Le battle rap est issu de la bravade et de l’esprit de compétitivité inhérents à la culture hip-hop. On retrouve ce même esprit dans le break-dancing, le DJing et les graffitis, et il est au cœur même de ce qui définit cette annexe du rap. Le battle rap a évolué à partir des « cyphers » de rue durant lesquels les premiers MC tentaient d’épater la galerie avec leurs talents pour la rime avec des quolibets brutalement personnels tandis que les concurrents rivalisaient d’ingéniosité pour trouver les insultes les plus astucieuses et les plus cruelles possible. Ce genre d’affrontement est demeuré un rite de passage obligé dans l’underground jusqu’à ce qu’un film mettant en vedette Eminem l’expose au grand public en 2002.

« Je participais à des battles quand j’étais super jeune, dans les années 90, je me déplaçais d’un quartier à l’autre. C’était l’essence même de la chose », de souvient le vétéran de la scène, Bishop Brigante, qui est vice-président de King of the Dot et le premier battle rappeur canadien à avoir participé à l’émission 106 and Park de BET. « Quand 8 Mile est sorti, je me suis dit “j’ai fait ça. J’ai déjà été sur ces champs de bataille”. »

« À l’époque, c’était sur des “beats”, c’était “freestyle”, déjanté », explique Brigante. « C’était la forme la plus pure de battle rap, car il fallait être super talentueux sur-le-champ, sans préparation. King of the Dot a contribué à l’évolution de ce sport musical en ce qu’il est devenu aujourd’hui où des concurrents s’affrontent a capella avec des “punchs” écrits d’avance afin que les insultes fassent encore pus mal et que les rounds durent plus longtemps.

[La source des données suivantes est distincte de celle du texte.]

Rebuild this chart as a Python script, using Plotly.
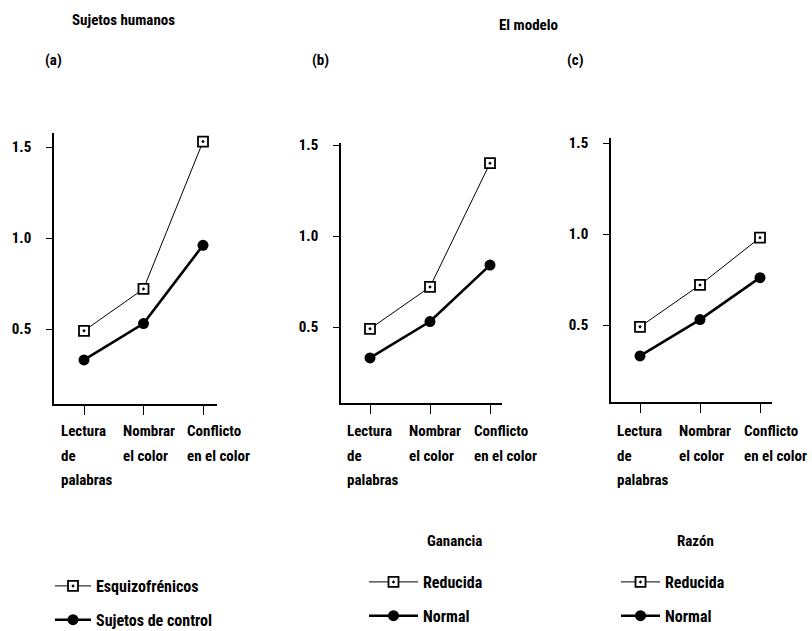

La valeur ludique est plus grande lorsque vous avez eu quelques mois pour vous préparer et peaufiner votre texte », confie encore Brigante. « C’est devenu une véritable performance. »

Mais, à l’instar de l’électrification de Bob Dylan, les fans de longue date n’étaient pas convaincus, et Drake a prêté sa crédibilité à l’événement en coanimant une édition en 2011 et en collaborant à la présentation d’une autre en 2015.

King of the Dot, Drake, 40

Drake et Noah « 40 » Shebib sur scène à King of the Dot

« Beaucoup de gens n’étaient pas totalement convaincus parce que les textes étaient écrits d’avance, et Drake nous a beaucoup aidés à convaincre ces gens et le reste de la ville », explique Fleetwood. « Toronto était vibrante à l’époque, alors c’était plus qu’un soutien à la ligue, c’était une démonstration de l’unité de la scène hip-hop, du niveau de l’industrie jusqu’à l’underground. Cela démontrait que toute la communauté ne faisait qu’un. Peu de villes ont ça. On ne voit pas ça ailleurs, des grands noms qui soutiennent des petits événements underground où la génération montante se fait les dents. Mais Drake l’a fait. Et ça a aidé notre image de marque à se répandre aux États-Unis. »

Peut-être aussi que devenir la plus importante ligue de battle rap au Canada n’était pas très difficile en raison de l’absence de concurrence. Quoi qu’il en soit, King of the Doy a pris de l’expansion vers le sud et organisé des événements au Massachusetts, en Arizona et en Californie tout en attirant des concurrents internationaux dans leurs événements World Domination. Des MCs légendaires comme Too $ hort, E-40 ainsi que Raekwon et Method Man de Wu-Tang Clan ont également été coanimateurs.

D’ailleurs, le film de battle rap Bodied, produit par Eminem et présenté en première lors du Festival international du film de Toronto en 2017, a été scénarisé par le battle rappeur torontois Kid Twist, le tout premier champion de King of the Dot. « C’est une belle incursion dans cette culture et les gens seront impressionnés, et après le film, ils pourront se rendre sur YouTube pour visionner les clips de King of the Dot et y voir plein de rappeurs qui sont dans le film », lance Brigante.

« Nous avons toujours été l’une des scènes battle rap les plus importantes au monde, mais le reste du monde ne s’en était pas encore rendu compte », ajoute Fleetwood au sujet des leurs débuts. « Nous on le savait parce qu’on voyait ce qui se faisait ailleurs, mais peu de gens avaient le regard tourné vers Toronto. On ne l’a pas eu facile au début. »

Au début. Car de nos jours, ils règnent en rois, et pas seulement du « dot ».